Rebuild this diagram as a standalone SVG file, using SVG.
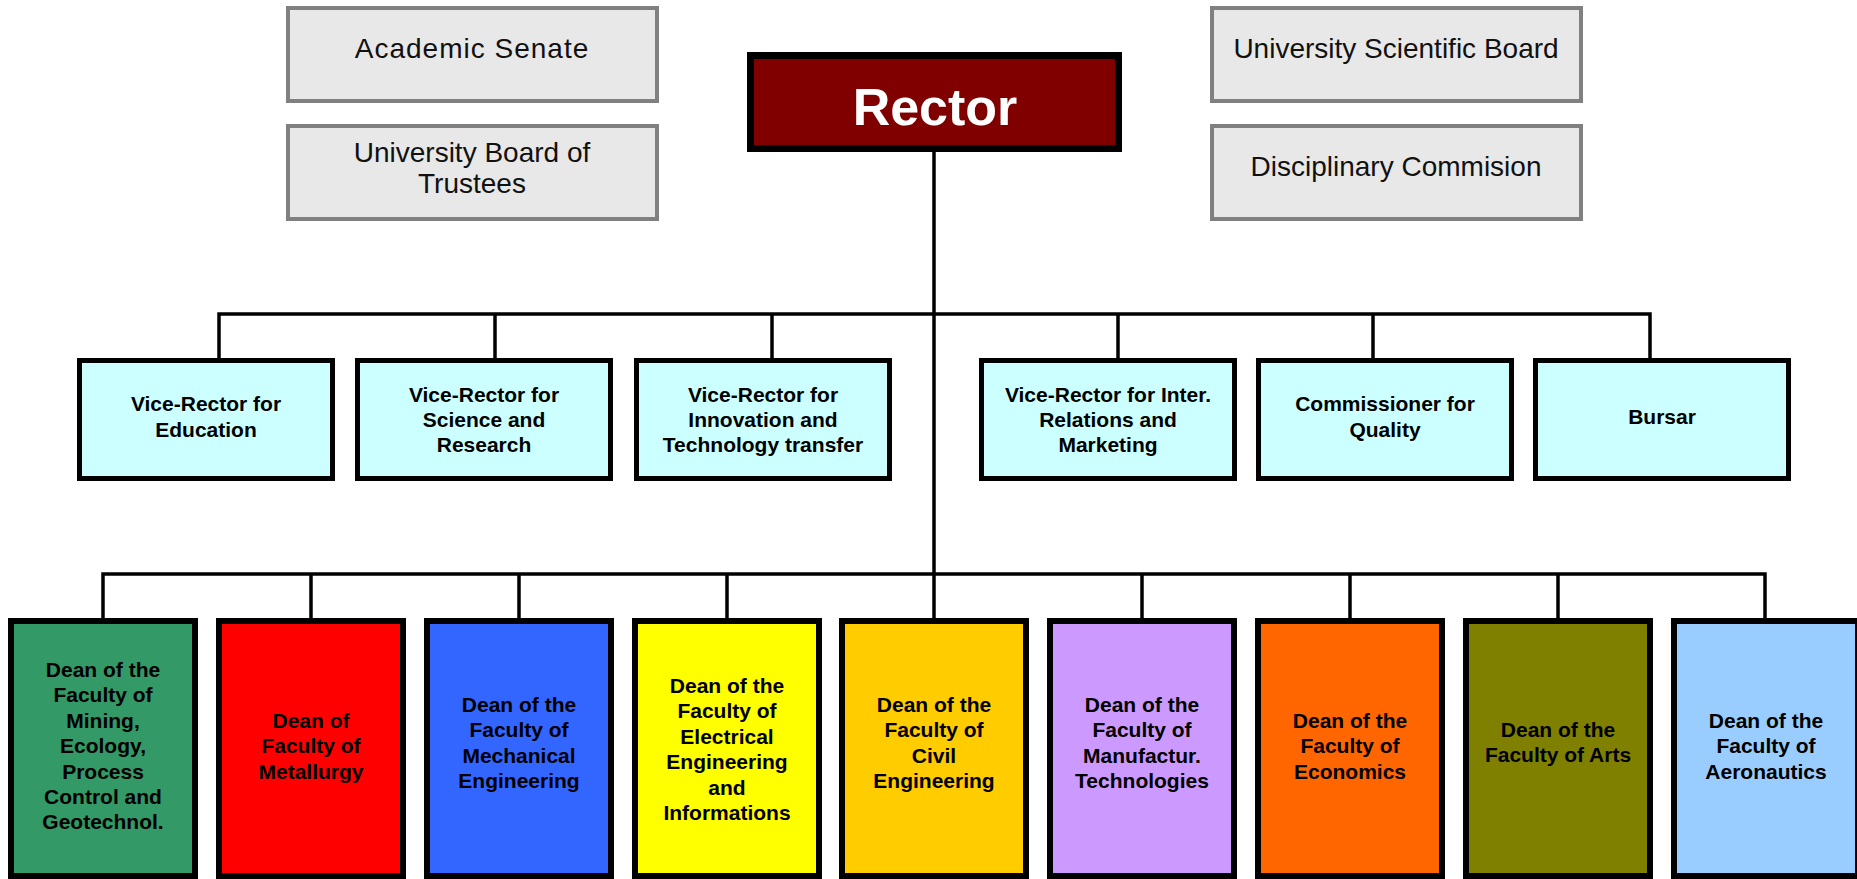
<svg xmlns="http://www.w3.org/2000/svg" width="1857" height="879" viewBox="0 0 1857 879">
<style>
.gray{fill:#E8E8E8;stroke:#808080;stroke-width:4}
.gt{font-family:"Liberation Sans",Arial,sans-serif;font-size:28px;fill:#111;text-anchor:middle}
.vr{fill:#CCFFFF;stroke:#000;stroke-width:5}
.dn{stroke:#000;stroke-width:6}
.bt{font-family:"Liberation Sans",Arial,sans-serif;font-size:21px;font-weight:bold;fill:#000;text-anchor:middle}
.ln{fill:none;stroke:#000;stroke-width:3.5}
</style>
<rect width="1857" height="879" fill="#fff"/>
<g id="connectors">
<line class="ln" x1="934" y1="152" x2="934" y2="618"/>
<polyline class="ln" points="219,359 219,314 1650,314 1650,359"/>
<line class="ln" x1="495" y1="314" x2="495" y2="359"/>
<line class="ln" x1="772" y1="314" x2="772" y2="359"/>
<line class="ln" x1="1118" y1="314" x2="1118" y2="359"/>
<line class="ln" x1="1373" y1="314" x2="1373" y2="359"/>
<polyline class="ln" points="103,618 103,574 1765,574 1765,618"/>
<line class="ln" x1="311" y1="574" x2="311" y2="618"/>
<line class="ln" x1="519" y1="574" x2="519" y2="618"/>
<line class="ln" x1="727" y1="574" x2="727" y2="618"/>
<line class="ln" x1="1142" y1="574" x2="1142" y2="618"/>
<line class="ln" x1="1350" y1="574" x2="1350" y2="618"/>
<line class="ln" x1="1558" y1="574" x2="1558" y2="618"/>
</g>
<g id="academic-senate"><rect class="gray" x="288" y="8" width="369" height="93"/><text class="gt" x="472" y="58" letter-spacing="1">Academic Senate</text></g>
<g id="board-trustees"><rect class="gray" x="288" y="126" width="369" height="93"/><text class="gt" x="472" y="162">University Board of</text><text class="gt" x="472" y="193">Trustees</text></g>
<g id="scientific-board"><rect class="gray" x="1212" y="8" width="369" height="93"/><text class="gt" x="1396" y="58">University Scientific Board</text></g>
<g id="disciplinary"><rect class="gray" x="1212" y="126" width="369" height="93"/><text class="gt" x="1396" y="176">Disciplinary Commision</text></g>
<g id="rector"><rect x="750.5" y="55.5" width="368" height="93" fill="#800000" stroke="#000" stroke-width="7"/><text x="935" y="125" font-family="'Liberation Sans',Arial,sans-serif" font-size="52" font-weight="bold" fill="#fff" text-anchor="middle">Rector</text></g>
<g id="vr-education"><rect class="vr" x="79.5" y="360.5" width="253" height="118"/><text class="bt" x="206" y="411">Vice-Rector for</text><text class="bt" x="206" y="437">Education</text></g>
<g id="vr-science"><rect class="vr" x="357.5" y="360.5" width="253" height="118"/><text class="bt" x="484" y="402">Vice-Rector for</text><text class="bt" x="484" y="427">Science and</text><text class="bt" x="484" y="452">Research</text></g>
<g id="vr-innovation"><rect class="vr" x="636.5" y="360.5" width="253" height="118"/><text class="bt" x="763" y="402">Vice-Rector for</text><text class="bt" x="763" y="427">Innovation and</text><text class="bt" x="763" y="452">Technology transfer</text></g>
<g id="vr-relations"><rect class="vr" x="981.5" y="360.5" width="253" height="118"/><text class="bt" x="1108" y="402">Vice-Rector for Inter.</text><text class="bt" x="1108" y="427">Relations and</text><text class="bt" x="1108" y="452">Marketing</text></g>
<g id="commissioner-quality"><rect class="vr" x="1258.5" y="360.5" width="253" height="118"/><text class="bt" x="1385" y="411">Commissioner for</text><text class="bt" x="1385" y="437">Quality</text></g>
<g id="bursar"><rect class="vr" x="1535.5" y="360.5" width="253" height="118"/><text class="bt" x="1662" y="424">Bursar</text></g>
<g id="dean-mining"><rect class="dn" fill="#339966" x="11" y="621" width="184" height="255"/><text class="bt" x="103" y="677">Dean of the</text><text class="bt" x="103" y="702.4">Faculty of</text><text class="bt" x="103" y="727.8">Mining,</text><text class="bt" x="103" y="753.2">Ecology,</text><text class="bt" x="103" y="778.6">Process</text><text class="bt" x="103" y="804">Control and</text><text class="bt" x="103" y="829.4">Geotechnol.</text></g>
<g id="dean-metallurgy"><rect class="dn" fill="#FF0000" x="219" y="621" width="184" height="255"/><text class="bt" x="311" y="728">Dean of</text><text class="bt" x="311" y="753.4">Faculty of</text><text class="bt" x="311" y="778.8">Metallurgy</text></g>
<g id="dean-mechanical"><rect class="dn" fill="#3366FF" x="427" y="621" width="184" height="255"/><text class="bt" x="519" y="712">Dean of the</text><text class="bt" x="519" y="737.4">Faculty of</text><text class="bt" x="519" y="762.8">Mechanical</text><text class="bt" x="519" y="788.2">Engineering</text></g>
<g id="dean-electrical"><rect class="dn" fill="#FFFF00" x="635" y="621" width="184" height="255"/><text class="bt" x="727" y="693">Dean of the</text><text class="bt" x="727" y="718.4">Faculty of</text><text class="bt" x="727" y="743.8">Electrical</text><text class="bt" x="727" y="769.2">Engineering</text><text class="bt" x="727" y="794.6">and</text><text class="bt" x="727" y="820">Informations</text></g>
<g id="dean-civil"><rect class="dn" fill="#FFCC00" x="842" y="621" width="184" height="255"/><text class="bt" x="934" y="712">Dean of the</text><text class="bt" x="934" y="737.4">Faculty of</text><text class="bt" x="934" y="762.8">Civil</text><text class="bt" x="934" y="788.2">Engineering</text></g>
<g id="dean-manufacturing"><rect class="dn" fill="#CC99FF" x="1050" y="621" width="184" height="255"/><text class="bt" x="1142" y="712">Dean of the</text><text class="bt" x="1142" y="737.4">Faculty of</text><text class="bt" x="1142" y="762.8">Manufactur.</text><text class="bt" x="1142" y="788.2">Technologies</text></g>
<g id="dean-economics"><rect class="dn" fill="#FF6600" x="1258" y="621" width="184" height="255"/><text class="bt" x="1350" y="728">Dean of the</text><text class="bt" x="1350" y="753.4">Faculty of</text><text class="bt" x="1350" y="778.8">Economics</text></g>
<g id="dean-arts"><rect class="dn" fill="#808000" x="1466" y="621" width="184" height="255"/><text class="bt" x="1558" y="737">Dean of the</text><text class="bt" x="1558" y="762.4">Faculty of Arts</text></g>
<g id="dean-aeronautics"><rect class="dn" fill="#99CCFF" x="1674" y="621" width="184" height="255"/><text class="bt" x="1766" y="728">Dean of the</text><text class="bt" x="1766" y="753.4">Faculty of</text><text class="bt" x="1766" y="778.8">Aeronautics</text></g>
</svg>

***

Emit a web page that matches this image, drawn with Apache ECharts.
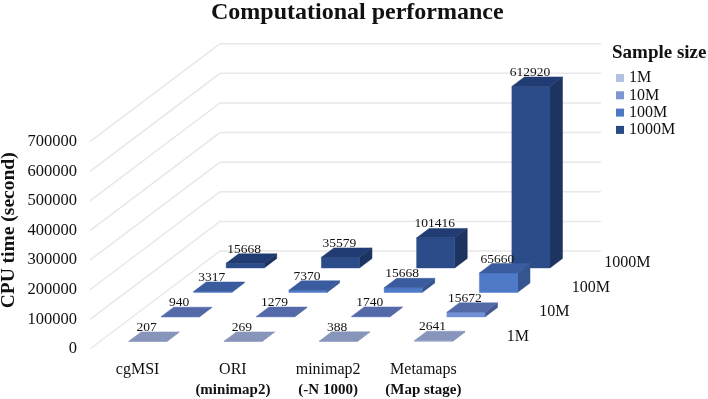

***

## EXERCISE BRIEF
Look through the data above. Find each line with the string "this" and copy it.

## REPLY TO THE TASK
Rebuild this diagram as a standalone SVG file, using SVG.
Emit a web page that matches this image, drawn with Apache ECharts.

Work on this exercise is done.